• [Your goal]: Retype the records below from their first line through the line holding "mda_range = [0, 24.04]", including both ends and no pictures.

• [Dataset]:

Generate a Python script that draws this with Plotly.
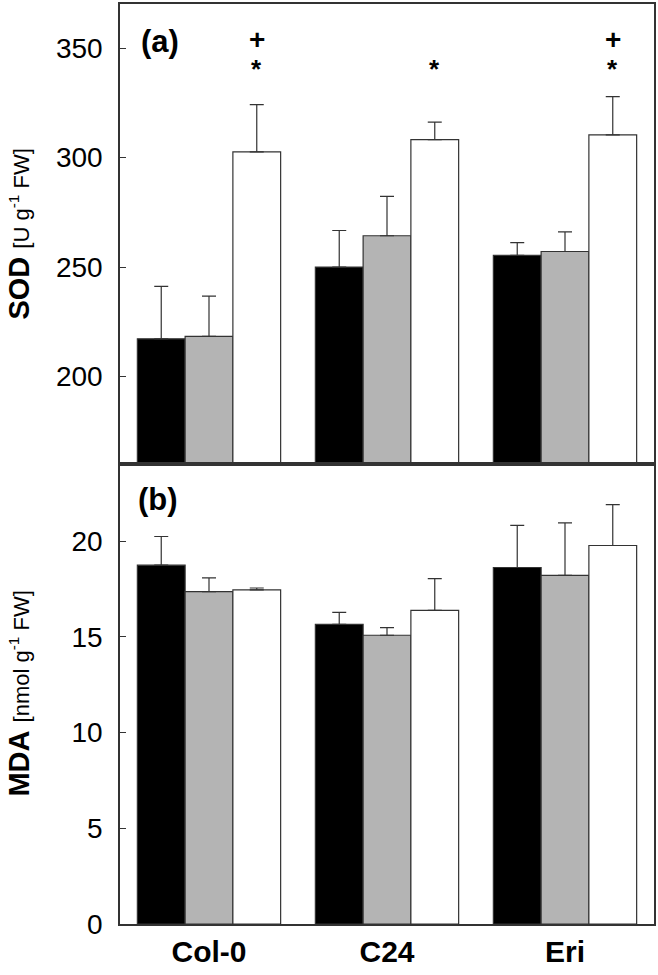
import plotly.graph_objects as go

# ---- data ----
categories = ["Col-0", "C24", "Eri"]

sod_black = [217.2, 250.0, 255.4]
sod_black_err = [24.0, 16.7, 5.8]
sod_gray = [218.3, 264.3, 257.1]
sod_gray_err = [18.4, 18.0, 9.0]
sod_white = [302.6, 308.2, 310.4]
sod_white_err = [21.6, 8.0, 17.5]

mda_black = [18.75, 15.66, 18.63]
mda_black_err = [1.5, 0.63, 2.2]
mda_gray = [17.37, 15.09, 18.22]
mda_gray_err = [0.72, 0.40, 2.74]
mda_white = [17.46, 16.39, 19.78]
mda_white_err = [0.10, 1.66, 2.14]

sig_plus = ["+", "", "+"]
sig_star = ["*", "*", "*"]

sod_ticks = [200, 250, 300, 350]
mda_ticks = [0, 5, 10, 15, 20]

sod_range = [160, 370.2]
mda_range = [0, 24.04]

# ---- styling ----
FONT = "Liberation Sans, Arial, sans-serif"
LINE = "#333333"
fills = ["#000000", "#b4b4b4", "#ffffff"]
names = ["Series 1", "Series 2", "Series 3"]

fig = go.Figure()

def add_bars(vals_list, errs_list, xa, ya):
    for vals, errs, col, nm in zip(vals_list, errs_list, fills, names):
        fig.add_trace(go.Bar(
            x=categories, y=vals, name=nm, xaxis=xa, yaxis=ya,
            marker=dict(color=col, line=dict(color=LINE, width=1.2)),
            error_y=dict(type="data", symmetric=False, array=errs,
                         arrayminus=[0] * len(errs), color=LINE,
                         thickness=1.2, width=7),
            showlegend=False,
        ))

add_bars([sod_black, sod_gray, sod_white],
         [sod_black_err, sod_gray_err, sod_white_err], "x", "y")
add_bars([mda_black, mda_gray, mda_white],
         [mda_black_err, mda_gray_err, mda_white_err], "x2", "y2")

axis_common = dict(showline=True, linecolor=LINE, linewidth=1.5, mirror=True,
                   showgrid=False, zeroline=False)

# labelled y axes: invisible outside ticks push labels away from the axis line
label_axis = dict(ticks="outside", ticklen=10, tickcolor="rgba(0,0,0,0)",
                  tickfont=dict(size=28, family=FONT))
# overlay y axes: visible inside tick marks, no labels
mark_axis = dict(ticks="inside", ticklen=6, tickcolor=LINE, tickwidth=1.2,
                 showticklabels=False, showline=False, showgrid=False,
                 zeroline=False)

fig.update_layout(
    width=658, height=975,
    margin=dict(l=120, r=2, t=4, b=51),
    paper_bgcolor="white", plot_bgcolor="white",
    barmode="group", bargap=0.195, bargroupgap=0,
    font=dict(family=FONT, color="#000000"),
    xaxis=dict(domain=[0, 1], anchor="y", showticklabels=False, ticks="",
               range=[-0.5, 2.5], **axis_common),
    yaxis=dict(domain=[0.5, 1], anchor="x", range=sod_range,
               tickvals=sod_ticks, **label_axis, **axis_common),
    yaxis3=dict(overlaying="y", anchor="x", range=sod_range,
                tickvals=sod_ticks, **mark_axis),
    xaxis2=dict(domain=[0, 1], anchor="y2", ticks="", range=[-0.5, 2.5],
                tickfont=dict(size=30, family=FONT),
                tickvals=categories,
                ticktext=["<b>%s</b>" % c for c in categories],
                **axis_common),
    yaxis2=dict(domain=[0, 0.5], anchor="x2", range=mda_range,
                tickvals=mda_ticks, **label_axis, **axis_common),
    yaxis4=dict(overlaying="y2", anchor="x2", range=mda_range,
                tickvals=mda_ticks, **mark_axis),
)

# invisible helper traces so the overlay (tick-mark) axes are drawn
fig.add_trace(go.Scatter(x=[categories[0]], y=[sod_ticks[0]], xaxis="x", yaxis="y3",
                         mode="markers", marker=dict(opacity=0), showlegend=False,
                         hoverinfo="skip"))
fig.add_trace(go.Scatter(x=[categories[0]], y=[mda_ticks[0]], xaxis="x2", yaxis="y4",
                         mode="markers", marker=dict(opacity=0), showlegend=False,
                         hoverinfo="skip"))

annotations = []
# panel labels
annotations.append(dict(text="<b>(a)</b>", xref="paper", yref="paper",
                        x=0.0746, y=0.9587, xanchor="center", yanchor="middle",
                        showarrow=False, font=dict(size=31, family=FONT)))
annotations.append(dict(text="<b>(b)</b>", xref="paper", yref="paper",
                        x=0.0709, y=0.4609, xanchor="center", yanchor="middle",
                        showarrow=False, font=dict(size=31, family=FONT)))
# axis titles
annotations.append(dict(
    text="<b>SOD</b> <span style='font-size:22px'>[U g<sup>-1</sup> FW]</span>",
    xref="paper", yref="paper", x=-0.19, y=0.75, textangle=-90,
    xanchor="center", yanchor="middle", showarrow=False,
    font=dict(size=29, family=FONT)))
annotations.append(dict(
    text="<b>MDA</b> <span style='font-size:22px'>[nmol g<sup>-1</sup> FW]</span>",
    xref="paper", yref="paper", x=-0.19, y=0.25, textangle=-90,
    xanchor="center", yanchor="middle", showarrow=False,
    font=dict(size=29, family=FONT)))
# significance marks over the third bar of each group
bar_w = (1 - 0.195) / 3
for i, (p, s) in enumerate(zip(sig_plus, sig_star)):
    xpos = i + bar_w
    if p:
        annotations.append(dict(text="<b>%s</b>" % p, xref="x", yref="paper",
                                x=xpos, y=0.961, xanchor="center", yanchor="middle",
                                showarrow=False, font=dict(size=28, family=FONT)))
    if s:
        annotations.append(dict(text="<b>%s</b>" % s, xref="x", yref="paper",
                                x=xpos, y=0.929, xanchor="center", yanchor="middle",
                                showarrow=False, font=dict(size=26, family=FONT)))

fig.update_layout(annotations=annotations)

fig.write_html("out.html", config={"displayModeBar": False},
               post_script="document.body.style.margin='0px';")
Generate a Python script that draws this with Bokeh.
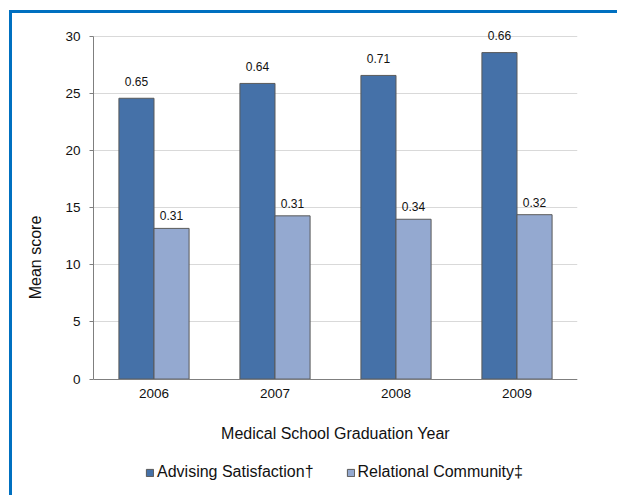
from bokeh.plotting import figure
from bokeh.models import (ColumnDataSource, Range1d, FactorRange, Legend, LegendItem,
                          FixedTicker, LabelSet)
from bokeh.transform import dodge
from bokeh.core.properties import value
from bokeh.embed import file_html
from bokeh.resources import INLINE

years = ["2006", "2007", "2008", "2009"]
advising = [24.6, 25.9, 26.6, 28.6]
relational = [13.2, 14.3, 14.0, 14.4]
advising_labels = ["0.65", "0.64", "0.71", "0.66"]
relational_labels = ["0.31", "0.31", "0.34", "0.32"]
y_ticks = [0, 5, 10, 15, 20, 25, 30]

FONT = "Liberation Sans"
DARK = "#4571A8"
LIGHT = "#94A9D0"
EDGE = "#5A5A5A"

src = ColumnDataSource(dict(year=years, adv=advising, rel=relational,
                            adv_lab=advising_labels, rel_lab=relational_labels))

p = figure(x_range=FactorRange(factors=years, range_padding=0), y_range=Range1d(-10.2, 31.5),
           width=608, height=485, frame_width=484, frame_height=476,
           output_backend="svg", toolbar_location=None,
           min_border_left=81, min_border_right=40, min_border_top=6, min_border_bottom=0,
           styles={"border-top": "3px solid #0070C0", "border-left": "3px solid #0070C0",
                   "margin-left": "9px", "margin-top": "10px"})
p.outline_line_color = None
p.background_fill_color = "white"
p.border_fill_color = "white"

r1 = p.vbar(x=dodge("year", -0.145, range=p.x_range), top="adv", width=0.29, source=src,
            fill_color=DARK, line_color=EDGE, line_width=1)
r2 = p.vbar(x=dodge("year", 0.145, range=p.x_range), top="rel", width=0.29, source=src,
            fill_color=LIGHT, line_color=EDGE, line_width=1)

lab1 = LabelSet(x=dodge("year", -0.145, range=p.x_range), y="adv", text="adv_lab", source=src,
                text_align="center", text_baseline="middle", y_offset=17,
                text_font_size=value("12px"), text_font=value(FONT), text_color="#111111")
lab2 = LabelSet(x=dodge("year", 0.145, range=p.x_range), y="rel", text="rel_lab", source=src,
                text_align="center", text_baseline="middle", y_offset=12.5,
                text_font_size=value("12px"), text_font=value(FONT), text_color="#111111")
p.add_layout(lab1)
p.add_layout(lab2)

p.xgrid.grid_line_color = None
p.ygrid.grid_line_color = "#D9D9D9"
p.ygrid.ticker = FixedTicker(ticks=y_ticks)

p.yaxis.ticker = FixedTicker(ticks=y_ticks)
p.yaxis.bounds = (0, 30)
p.yaxis.axis_label = "Mean score"
p.xaxis.axis_label = "Medical School Graduation Year"
p.xaxis.fixed_location = 0
for ax in (p.xaxis[0], p.yaxis[0]):
    ax.axis_line_color = "#7F7F7F"
    ax.major_tick_line_color = "#7F7F7F"
    ax.minor_tick_line_color = None
    ax.major_label_text_font = FONT
    ax.major_label_text_font_size = "13.5px"
    ax.major_label_text_color = "#111111"
    ax.axis_label_text_font = FONT
    ax.axis_label_text_font_size = "16px"
    ax.axis_label_text_font_style = "normal"
    ax.axis_label_text_color = "#111111"
p.yaxis.major_tick_out = 4
p.yaxis.major_tick_in = 0
p.yaxis.major_label_standoff = 9
p.yaxis.axis_label_standoff = 18
p.xaxis.major_tick_out = 0
p.xaxis.major_tick_in = 0
p.xaxis.major_label_standoff = 10
p.xaxis.axis_label_standoff = 23

legend = Legend(items=[LegendItem(label="Advising Satisfaction†", renderers=[r1]),
                       LegendItem(label="Relational Community‡", renderers=[r2])],
                location=(52, 14), orientation="horizontal",
                glyph_width=9, glyph_height=9, label_standoff=3, spacing=32,
                padding=0, margin=0, border_line_color=None, background_fill_alpha=0,
                label_text_font=FONT, label_text_font_size="16px", label_text_color="#111111",
                label_height=16)
p.add_layout(legend)

open("out.html", "w").write(file_html(p, INLINE))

• [Answer to the problem]:
Generate a Python script that draws this with Plotly.
import plotly.graph_objects as go

# ---- data ----
categories = ["Col-0", "C24", "Eri"]

sod_black = [217.2, 250.0, 255.4]
sod_black_err = [24.0, 16.7, 5.8]
sod_gray = [218.3, 264.3, 257.1]
sod_gray_err = [18.4, 18.0, 9.0]
sod_white = [302.6, 308.2, 310.4]
sod_white_err = [21.6, 8.0, 17.5]

mda_black = [18.75, 15.66, 18.63]
mda_black_err = [1.5, 0.63, 2.2]
mda_gray = [17.37, 15.09, 18.22]
mda_gray_err = [0.72, 0.40, 2.74]
mda_white = [17.46, 16.39, 19.78]
mda_white_err = [0.10, 1.66, 2.14]

sig_plus = ["+", "", "+"]
sig_star = ["*", "*", "*"]

sod_ticks = [200, 250, 300, 350]
mda_ticks = [0, 5, 10, 15, 20]

sod_range = [160, 370.2]
mda_range = [0, 24.04]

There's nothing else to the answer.